DUBOIS – A DuBois couple accused of neglecting a horse that died waived their rights to preliminary hearings Friday during centralized court.
Joseph Clyde Daniel Dush, 64, and Brenda Marie Dush, 49, were charged with a felony count of aggravated cruelty to animals and neglect of animal by Sandy Township police. Both are free on $10,000, unsecured bail.
The charges stem from an incident on Jan. 22 when police received a report about a deceased horse at the Dush’s home.
According to the affidavit of probable cause, when police arrived they saw a horse lying on the ground next to a round bale of hay to the rear of the residence.
They spoke with Dush, who admitted there was a dead horse on his property that belonged to his wife.
Dush took the officers to where the horse was lying and they confirmed it was deceased.
It was located in what was once a fenced in area, but part of the fence was flat to the ground.
The bale of hay looked like it had nothing, if anything, taken from it.

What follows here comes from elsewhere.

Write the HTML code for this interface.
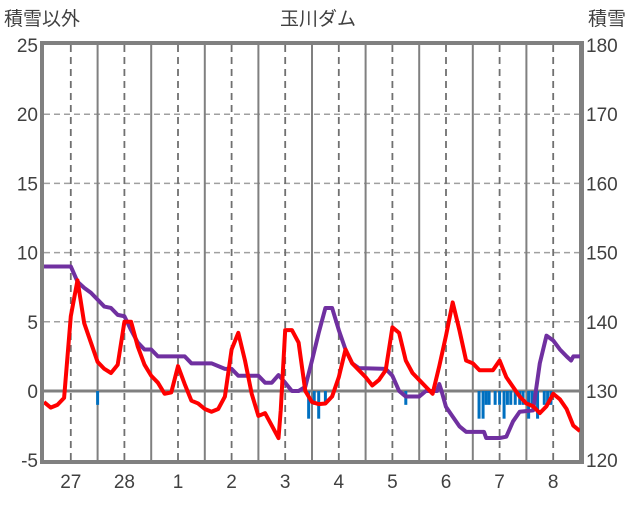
<!DOCTYPE html>
<html><head><meta charset="utf-8"><style>
body{margin:0;background:#fff;width:636px;height:501px;overflow:hidden;font-family:"Liberation Sans","Noto Sans CJK JP",sans-serif}
svg text{font-family:"Liberation Sans","Noto Sans CJK JP",sans-serif;fill:#404040}
</style></head><body>
<svg id="chart" width="636" height="501" viewBox="0 0 636 501" xmlns="http://www.w3.org/2000/svg">
<g id="grid"></g>
<g id="bars"></g>
<g id="lines"></g>
<g id="axes"></g>
<text x="318" y="25" text-anchor="middle" font-size="19">玉川ダム</text>
<text x="4" y="25" font-size="19">積雪以外</text>
<text x="588" y="25" font-size="19">積雪</text>
</svg>
<script>
const dayLabels=["27","28","1","2","3","4","5","6","7","8"];
const leftTicks=[-5,0,5,10,15,20,25];
const rightTicks=[120,130,140,150,160,170,180];
const tempHours=[0,3,6,9,12,15,18,21,24,27,30,33,36,39,42,45,48,51,54,57,60,63,66,69,72,75,78,81,84,87,90,93,96,99,102,105,106,108,111,114,117,120,123,126,129,132,135,138,141,144,147,150,153,156,159,162,165,168,171,174,177,180,183,186,189,192,195,198,201,204,207,210,213,216,219,222,225,228,231,234,237,240];
const tempValues=[-0.8,-1.2,-1.0,-0.5,5.4,8.0,4.9,3.5,2.1,1.6,1.3,1.9,5.0,5.0,3.2,1.9,1.1,0.6,-0.2,-0.1,1.8,0.5,-0.7,-0.9,-1.3,-1.5,-1.3,-0.4,3.0,4.2,2.2,-0.2,-1.8,-1.6,-2.5,-3.4,-1.4,4.4,4.4,3.5,0.0,-0.8,-0.95,-0.9,-0.4,1.0,3.0,2.0,1.5,1.0,0.4,0.8,1.5,4.6,4.2,2.2,1.3,0.8,0.3,-0.2,1.8,4.0,6.4,4.4,2.2,2.0,1.5,1.5,1.5,2.2,1.0,0.3,-0.4,-0.9,-1.1,-1.6,-1.1,-0.2,-0.6,-1.3,-2.5,-2.9];
const snowHours=[0,12,15,18,21,24,27,30,33,36,39,42,45,48,51,63,66,75,81,84,87,96,99,102,105,108,111,114,117,120,123,126,129,132,135,138,141,153,156,159,162,168,171,176,177,178,180,183,186,189,197,198,204,207,210,213,219,222,225,228,231,234,236,237,240];
const snowValues=[148,148,145.8,144.9,144.2,143.2,142.2,142,141,140.8,138.8,137,136,136,135,135,134,134,133.2,133.2,132.2,132.2,131.2,131.2,132.3,131.2,130,130,130.6,134.4,138.4,142,142,138.8,136,134,133.3,133.2,132.2,130,129.2,129.2,130,130,131,130,127.7,126.3,124.9,124.1,124.1,123.2,123.2,123.4,125.6,127,127.2,134,138,137.3,136,135,134.4,135,135];
const precipHours=[24,118.5,121,123,126,162,194.8,196.6,198,199.3,202,204,206,207.5,209,211,213,214.5,217,218.5,221,224,225.5,227];
const precipValues=[1,2,1,2,1,1,2,2,1,1,1,1,2,1,1,1,1,1,2,1,2,1,1,1];
const L=44,R=580,T=45,B=460,H0=0,H1=240;
const x=h=>L+(h-H0)/(H1-H0)*(R-L);
const yL=v=>391-v*13.84;
const yR=v=>yL((v-130)/2);
const NS="http://www.w3.org/2000/svg";
function mk(t,p,a){const e=document.createElementNS(NS,t);for(const k in a)e.setAttribute(k,a[k]);p.appendChild(e);return e;}
const grid=document.getElementById('grid'),axes=document.getElementById('axes'),bars=document.getElementById('bars'),lines=document.getElementById('lines');
leftTicks.forEach(v=>{if(v!==-5&&v!==0&&v!==25){const l=mk('line',grid,{x1:L,x2:R,y1:yL(v),y2:yL(v),stroke:'#a0a0a0','stroke-width':1.5,'stroke-dasharray':'6,4'});

}
const t=mk('text',axes,{x:38,y:yL(v)+7,'text-anchor':'end','font-size':19});t.textContent=v;

});
rightTicks.forEach(v=>{const t=mk('text',axes,{x:586,y:yR(v)+7,'font-size':19});t.textContent=v;

});
dayLabels.forEach((d,i)=>{const hm=12+24*i;const l=mk('line',grid,{x1:x(hm),x2:x(hm),y1:T,y2:B,stroke:'#707070','stroke-width':1.8,'stroke-dasharray':'7,5'});


const n=mk('line',grid,{x1:x(24*(i+1)),x2:x(24*(i+1)),y1:T,y2:B,stroke:'#808080','stroke-width':2});


const t=mk('text',axes,{x:x(hm),y:488,'text-anchor':'middle','font-size':19});t.textContent=d;

});
const z=mk('line',grid,{x1:L,x2:R,y1:yL(0),y2:yL(0),stroke:'#808080','stroke-width':3});


precipHours.forEach((h,i)=>{const r=mk('rect',bars,{x:x(h)-1.5,y:yL(0),width:3,height:yL(-precipValues[i])-yL(0),fill:'#0070c0'});

});
const snow=mk('polyline',lines,{points:snowHours.map((h,i)=>x(h)+','+yR(snowValues[i])).join(' '),fill:'none',stroke:'#7030a0','stroke-width':4,'stroke-linejoin':'round'});


const temp=mk('polyline',lines,{points:tempHours.map((h,i)=>x(h)+','+yL(tempValues[i])).join(' '),fill:'none',stroke:'#ff0000','stroke-width':4,'stroke-linejoin':'round'});


const fr=mk('rect',axes,{x:L-2,y:T-2,width:R-L+4,height:B-T+4,fill:'none',stroke:'#808080','stroke-width':4});


</script>
</body></html>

It still had twine wrapped around it, leaving the horse unable to eat the hay, police said.
The horse was extremely thin and the officers noted they could see its spine and ribs beneath its skin.
Dush stated that the horse was tied to a tree to restrain the animal since the fence was down.

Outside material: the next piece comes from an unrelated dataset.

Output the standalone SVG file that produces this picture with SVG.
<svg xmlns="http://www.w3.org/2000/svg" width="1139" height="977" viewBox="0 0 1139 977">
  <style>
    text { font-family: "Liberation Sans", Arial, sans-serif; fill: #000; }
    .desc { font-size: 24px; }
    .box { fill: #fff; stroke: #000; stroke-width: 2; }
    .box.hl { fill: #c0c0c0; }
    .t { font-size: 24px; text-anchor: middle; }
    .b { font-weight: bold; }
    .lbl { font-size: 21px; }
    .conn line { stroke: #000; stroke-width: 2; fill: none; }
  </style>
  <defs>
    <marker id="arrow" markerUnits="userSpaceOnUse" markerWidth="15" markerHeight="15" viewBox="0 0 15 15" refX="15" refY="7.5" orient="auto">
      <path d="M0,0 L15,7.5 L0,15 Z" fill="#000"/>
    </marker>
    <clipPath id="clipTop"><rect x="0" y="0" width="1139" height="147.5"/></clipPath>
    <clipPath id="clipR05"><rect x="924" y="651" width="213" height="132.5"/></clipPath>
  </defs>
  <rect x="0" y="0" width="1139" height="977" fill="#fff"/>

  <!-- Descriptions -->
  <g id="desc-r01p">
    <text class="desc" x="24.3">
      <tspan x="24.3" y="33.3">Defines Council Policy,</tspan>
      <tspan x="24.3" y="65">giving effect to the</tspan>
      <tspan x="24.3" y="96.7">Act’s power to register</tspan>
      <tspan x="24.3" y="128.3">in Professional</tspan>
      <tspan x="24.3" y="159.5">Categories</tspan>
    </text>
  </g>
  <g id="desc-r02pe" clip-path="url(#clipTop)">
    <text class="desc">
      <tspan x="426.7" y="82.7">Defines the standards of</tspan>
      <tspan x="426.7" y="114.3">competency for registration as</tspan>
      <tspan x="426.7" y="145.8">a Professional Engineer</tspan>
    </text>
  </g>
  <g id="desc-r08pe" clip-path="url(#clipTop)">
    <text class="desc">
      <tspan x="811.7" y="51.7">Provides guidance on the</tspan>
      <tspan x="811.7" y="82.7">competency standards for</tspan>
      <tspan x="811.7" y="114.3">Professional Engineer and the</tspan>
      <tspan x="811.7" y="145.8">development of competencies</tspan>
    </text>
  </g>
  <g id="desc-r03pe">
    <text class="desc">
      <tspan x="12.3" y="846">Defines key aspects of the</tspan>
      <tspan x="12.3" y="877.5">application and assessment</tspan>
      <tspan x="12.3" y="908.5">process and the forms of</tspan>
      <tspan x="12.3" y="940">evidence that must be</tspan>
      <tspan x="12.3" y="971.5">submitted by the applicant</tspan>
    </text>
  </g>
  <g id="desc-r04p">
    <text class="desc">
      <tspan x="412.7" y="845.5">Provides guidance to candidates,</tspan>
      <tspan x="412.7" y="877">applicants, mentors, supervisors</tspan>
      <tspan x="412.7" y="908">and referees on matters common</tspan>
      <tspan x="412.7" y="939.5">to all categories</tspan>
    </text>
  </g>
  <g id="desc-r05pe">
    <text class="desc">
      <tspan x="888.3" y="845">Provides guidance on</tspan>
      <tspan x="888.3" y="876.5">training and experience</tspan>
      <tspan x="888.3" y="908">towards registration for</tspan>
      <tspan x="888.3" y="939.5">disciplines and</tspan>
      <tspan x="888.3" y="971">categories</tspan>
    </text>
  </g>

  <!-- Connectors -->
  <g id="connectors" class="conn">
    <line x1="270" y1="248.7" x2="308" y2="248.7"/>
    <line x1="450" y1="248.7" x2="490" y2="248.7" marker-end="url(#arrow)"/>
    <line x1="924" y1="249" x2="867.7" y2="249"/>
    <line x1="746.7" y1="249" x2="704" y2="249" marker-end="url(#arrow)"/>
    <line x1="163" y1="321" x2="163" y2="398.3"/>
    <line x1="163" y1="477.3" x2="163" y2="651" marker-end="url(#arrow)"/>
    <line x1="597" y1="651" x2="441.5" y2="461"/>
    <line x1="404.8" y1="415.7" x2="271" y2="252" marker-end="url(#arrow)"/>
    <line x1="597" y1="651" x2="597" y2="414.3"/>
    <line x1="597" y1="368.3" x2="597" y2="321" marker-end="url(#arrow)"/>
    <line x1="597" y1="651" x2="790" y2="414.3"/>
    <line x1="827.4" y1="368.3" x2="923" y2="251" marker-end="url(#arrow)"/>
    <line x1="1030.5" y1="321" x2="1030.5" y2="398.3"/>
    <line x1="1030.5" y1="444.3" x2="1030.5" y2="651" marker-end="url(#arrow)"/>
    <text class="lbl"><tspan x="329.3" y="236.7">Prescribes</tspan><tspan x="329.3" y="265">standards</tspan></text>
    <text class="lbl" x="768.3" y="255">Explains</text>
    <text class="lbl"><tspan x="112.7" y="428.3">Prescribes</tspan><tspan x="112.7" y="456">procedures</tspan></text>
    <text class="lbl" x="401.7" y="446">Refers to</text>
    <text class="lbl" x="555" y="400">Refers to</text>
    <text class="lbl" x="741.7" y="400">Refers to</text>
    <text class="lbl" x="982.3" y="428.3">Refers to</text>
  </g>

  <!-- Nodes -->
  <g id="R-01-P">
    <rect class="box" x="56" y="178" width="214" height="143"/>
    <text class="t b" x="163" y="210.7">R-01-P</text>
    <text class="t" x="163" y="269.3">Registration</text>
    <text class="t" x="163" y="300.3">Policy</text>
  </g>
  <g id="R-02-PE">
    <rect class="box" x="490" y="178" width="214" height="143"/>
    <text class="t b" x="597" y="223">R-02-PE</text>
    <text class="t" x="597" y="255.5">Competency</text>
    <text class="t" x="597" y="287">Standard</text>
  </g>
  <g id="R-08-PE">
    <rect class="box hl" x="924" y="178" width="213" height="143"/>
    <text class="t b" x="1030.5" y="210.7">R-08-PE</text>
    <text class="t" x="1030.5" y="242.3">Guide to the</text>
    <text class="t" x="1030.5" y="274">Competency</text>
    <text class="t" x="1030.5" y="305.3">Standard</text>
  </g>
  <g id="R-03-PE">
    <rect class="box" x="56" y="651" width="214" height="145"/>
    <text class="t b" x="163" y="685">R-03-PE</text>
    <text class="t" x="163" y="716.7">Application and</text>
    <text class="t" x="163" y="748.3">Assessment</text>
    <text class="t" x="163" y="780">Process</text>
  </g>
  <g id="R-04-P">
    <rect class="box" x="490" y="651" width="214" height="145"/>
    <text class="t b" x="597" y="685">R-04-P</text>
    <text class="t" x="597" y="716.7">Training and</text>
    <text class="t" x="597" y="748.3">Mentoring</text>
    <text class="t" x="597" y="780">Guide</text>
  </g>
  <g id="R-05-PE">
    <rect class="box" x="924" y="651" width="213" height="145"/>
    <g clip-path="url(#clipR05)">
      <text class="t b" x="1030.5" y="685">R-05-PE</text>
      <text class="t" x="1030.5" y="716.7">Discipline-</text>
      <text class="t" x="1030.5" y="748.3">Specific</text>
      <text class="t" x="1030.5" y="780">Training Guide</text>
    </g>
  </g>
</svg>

Although there was a trough with water in it, the horse reportedly had no shelter from the wind or temperatures.
Dush reported that the animal died Jan. 19 and the last time he had seen it alive was Jan. 18.
He asked the officer for help with removing the animal since he did not have a way to deal with the corpse.
A neighbor told investigators that the horse deteriorated over time, and they saw no proof the horse had food or water sometimes for days.
An animal protection group, “One Dog at a Time,” which had received a report about the animal, offered to pay for a necropsy of the horse.
The veterinarian’s report confirmed the horse’s cause of death was emaciation due to starvation and malnutrition.
Gov. Tom Wolf signed a new animal cruelty act, known as Libre’s Law, last summer that strengthens penalties for harming animals.
This includes the possibility of felony charges for aggravated cruelty to animals that carries a sentence of up to seven years in jail and the possibility of a fine up to $15,000.